In 1894, Grover Cleveland ruled the White House and horses pulled buggies along Delaware Avenue. That's the era when New York's state constitution as a whole was last rewritten and then ratified by the people.
With a new century just ahead, it's time for an independent, comprehensive look at this document written in the last one.
Luckily, New Yorkers can seize the opportunity on Election Day by voting to convene a new state constitutional convention in 1999. The decision is up to them, and there's every reason to vote yes.
This would be a grass-roots, people's convention -- that's the way the law is set up. New Yorkers would elect the delegates in 1998 -- no one would get to serve by already holding some political office or job. Everyone who wants to work on the new constitution has to be elected for that job alone.
Once the delegates are chosen, they would convene in 1999 and have the rare opportunity to examine New York's fundamental charter of state government with an independent eye. Not from the top down, hopefully, but from the bottom up. Not from the perspective of Albany insiders, but from that of outsiders peering inside Albany.
It's too bad that this basic democratic process so frightens those who distrust the people, for a variety of reasons, that they have forged an unlikely coalition of 68 special-interest groups to try to persuade New Yorkers to vote not to hold a convention.
The spooked extremism among some coalition members found voice in remarks by Bobbie Handman, director of the New York Office of People for the American Way Action Fund. Her panicked warning was that the convention would be run by "incompetents, special interests, lobbyists, windbags, PAC money in closed-door, undemocratic intrigues."
Apparently she's assuming the people would elect delegates of such low quality that they would let all that happen.
How's that for trashing a process as democratic as America itself? Maybe Handman lost her own American way.
Contrast her hysteria with the support for a convention from Gov. George Pataki and Assembly Minority Leader Tom Reynolds, R-Springville, happy exceptions to convention foes among entrenched Albany insiders.
"It's time we shook things up," Reynolds says, "and let the chips fall where they may."
How refreshingly open to new ideas. Sounds almost Jeffersonian, this support for periodic reviews of constitutional guidelines by the people they govern.

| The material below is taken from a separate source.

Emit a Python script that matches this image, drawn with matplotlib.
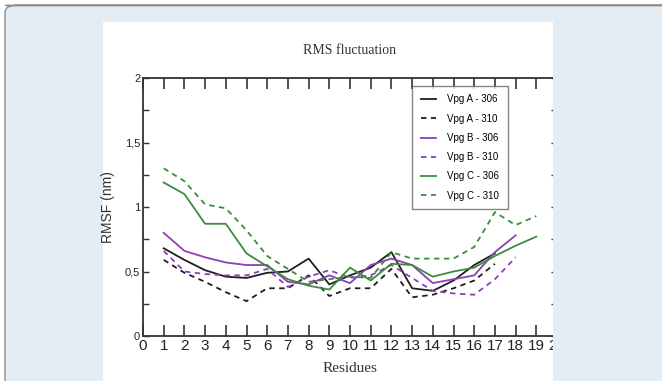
import matplotlib.pyplot as plt
from matplotlib.patches import FancyBboxPatch, Rectangle
import numpy as np

# RMSF values (nm), residues 1..N
res = list(range(1, 20))
vpgA306 = [0.68, 0.59, 0.51, 0.46, 0.45, 0.49, 0.50, 0.60, 0.40, 0.47, 0.53, 0.65, 0.37, 0.35, 0.43, 0.55, 0.64]
vpgA310 = [0.59, 0.49, 0.42, 0.34, 0.27, 0.37, 0.37, 0.47, 0.31, 0.37, 0.37, 0.52, 0.30, 0.32, 0.37, 0.43, 0.56]
vpgB306 = [0.80, 0.66, 0.61, 0.57, 0.55, 0.55, 0.42, 0.40, 0.47, 0.41, 0.55, 0.60, 0.55, 0.41, 0.44, 0.47, 0.65, 0.78]
vpgB310 = [0.66, 0.50, 0.48, 0.47, 0.47, 0.52, 0.38, 0.46, 0.51, 0.45, 0.47, 0.55, 0.45, 0.35, 0.33, 0.32, 0.44, 0.61]
vpgC306 = [1.19, 1.10, 0.87, 0.87, 0.64, 0.54, 0.44, 0.39, 0.36, 0.53, 0.43, 0.56, 0.55, 0.46, 0.50, 0.53, 0.62, 0.70, 0.77]
vpgC310 = [1.30, 1.20, 1.02, 0.99, 0.82, 0.62, 0.52, 0.42, 0.44, 0.46, 0.45, 0.65, 0.60, 0.60, 0.60, 0.69, 0.96, 0.86, 0.93]

labels = ['Vpg A - 306', 'Vpg A - 310', 'Vpg B - 306', 'Vpg B - 310', 'Vpg C - 306', 'Vpg C - 310']
yticks = [0, 0.5, 1, 1.5, 2]
ytick_labels = ['0', '0,5', '1', '1,5', '2']

W, H = 662, 381
fig = plt.figure(figsize=(W / 100, H / 100), dpi=100)
fig.patch.set_facecolor('white')

bg = '#e4edf4'
# outer rounded card and white panel
fig.patches.append(FancyBboxPatch((5 / W, -0.1), 1.2, (381 - 5) / H + 0.1,
                                  boxstyle='round,pad=0,rounding_size=0.02',
                                  transform=fig.transFigure, facecolor=bg,
                                  edgecolor='#8c8c8c', linewidth=1.0, zorder=-10))
fig.patches.append(Rectangle((103 / W, 0), (553 - 103) / W, (381 - 22) / H,
                             transform=fig.transFigure, facecolor='white',
                             edgecolor='none', zorder=-9))

ax = fig.add_axes([143 / W, (381 - 336) / H, (557 - 143) / W, (336 - 78) / H])

black = '#1e1e1e'
purple = '#8e3fb5'
green = '#3b8c3b'
lw = 1.3
dash = (0, (3, 2.5))
ax.plot(res[:len(vpgA306)], vpgA306, color=black, lw=lw, label=labels[0])
ax.plot(res[:len(vpgA310)], vpgA310, color=black, lw=lw, ls=dash, label=labels[1])
ax.plot(res[:len(vpgB306)], vpgB306, color=purple, lw=lw, label=labels[2])
ax.plot(res[:len(vpgB310)], vpgB310, color=purple, lw=lw, ls=dash, label=labels[3])
ax.plot(res[:len(vpgC306)], vpgC306, color=green, lw=lw, label=labels[4])
ax.plot(res[:len(vpgC310)], vpgC310, color=green, lw=lw, ls=dash, label=labels[5])

ax.set_xlim(0, 20)
ax.set_ylim(0, 2)
ax.set_xticks(range(0, 21))
ax.set_yticks(yticks)
ax.set_yticklabels(ytick_labels)
ax.set_yticks(np.arange(0.25, 2, 0.5), minor=True)

for s in ax.spines.values():
    s.set_linewidth(1.3)
    s.set_color('#333333')

ax.tick_params(axis='x', direction='in', length=8, width=1.2, top=True,
               labelsize=11, pad=2, colors='#333333')
ax.tick_params(axis='y', which='both', direction='in', length=4, width=1.0,
               right=True, labelsize=8, pad=2, colors='#333333')
for t in ax.get_xticklabels() + ax.get_yticklabels():
    t.set_fontfamily('Liberation Sans')
    t.set_color('#222222')

ax.set_xlabel('Residues', fontfamily='Liberation Serif', fontsize=11, labelpad=7, color='#333333')
ax.set_ylabel('RMSF (nm)', fontfamily='Liberation Sans', fontsize=10, labelpad=7, color='#333333')
ax.set_title('RMS fluctuation', fontfamily='Liberation Serif', fontsize=10, pad=17, color='#333333')

leg = ax.legend(loc='upper left', bbox_to_anchor=(0.65, 0.97), fancybox=False,
                frameon=True, prop={'family': 'Liberation Sans', 'size': 7},
                handlelength=1.6, handletextpad=1.1, labelspacing=0.95,
                borderpad=0.9, borderaxespad=0)
leg.get_frame().set_edgecolor('#666666')
leg.get_frame().set_linewidth(1.0)

# right side of card covers the cut-off chart edge
fig.add_artist(Rectangle((553 / W, 0), 1, (381 - 6) / H, transform=fig.transFigure,
                         facecolor=bg, edgecolor='none', zorder=5))
fig.add_artist(Rectangle((5 / W, (381 - 5) / H), 1, 0.0001, transform=fig.transFigure,
                         facecolor='none', edgecolor='#8c8c8c', linewidth=1.0, zorder=6))

fig.savefig('out.png', dpi=100, facecolor=fig.get_facecolor())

The most dispiriting part of the special-interest opposition is this: It betrays a failure of confidence, a quaking insecurity about self-government, a narrow self-interest.
New Yorkers need to cast self-doubts aside. If the people pay attention, and if they elect delegates committed to truly democratic ideals, this convention can produce a modern state constitution built on the best traditions of our past.
The constitution New York deserves is a coherent document that defines broad principles of government, that clarifies relationships within state government and between Albany and the localities. The promise of the convention is a unified document erasing the wrinkles of age to foster justice in the courts, the more efficient delivery of services at leaner costs and fair treatment of state residents.
Why fear an assembly that can move toward those noble goals? This is not an impossible task unless no one undertakes it. Earlier generations succeeded, rewriting the constitution to suit the problems of their eras. So can ours.
Since 1846, New York constitutions have required votes by the people on whether to hold a convention at least once every 20 years. In 1977, New Yorkers rejected the idea. We, the people, should not repeat the mistake.
New York's last convention occurred in 1967. Like one in 1915, it recommended a new constitution that was turned down by New Yorkers in the referendum asking them to ratify it.
The voter rejection is sometimes cited as proof that the 1967 convention failed. But what it really shows is the powerful check that the voters hold against a convention rewrite that they think goes too far.
The post-convention referendum leaves the ultimate decision with the people. No constitution written by a 1999 convention, either, can take effect unless New Yorkers approve it.
Were Thomas Jefferson alive, there's little doubt where he would stand on the questions of trusting the people and calling a convention.
After one of the most vitriolic political campaigns in American history, Jefferson gave his first inaugural address as president in March 1801. "Sometimes it is said that man cannot be trusted with government of himself," he told his audience. "Can he, then, be trusted with the government of others? Or have we found angels . . . to govern him?"
New Yorkers should keep Jefferson's democratic faith in mind when stepping into the voting booth Nov. 4. If we don't trust the people -- ourselves -- to oversee revision of the state constitution -- and then to evaluate revisions proposed by a convention -- who in the world do we trust?
What angels are there to do our job? None. And the chance may not come again for another 20 years. This is the time for us -- the people -- to do it.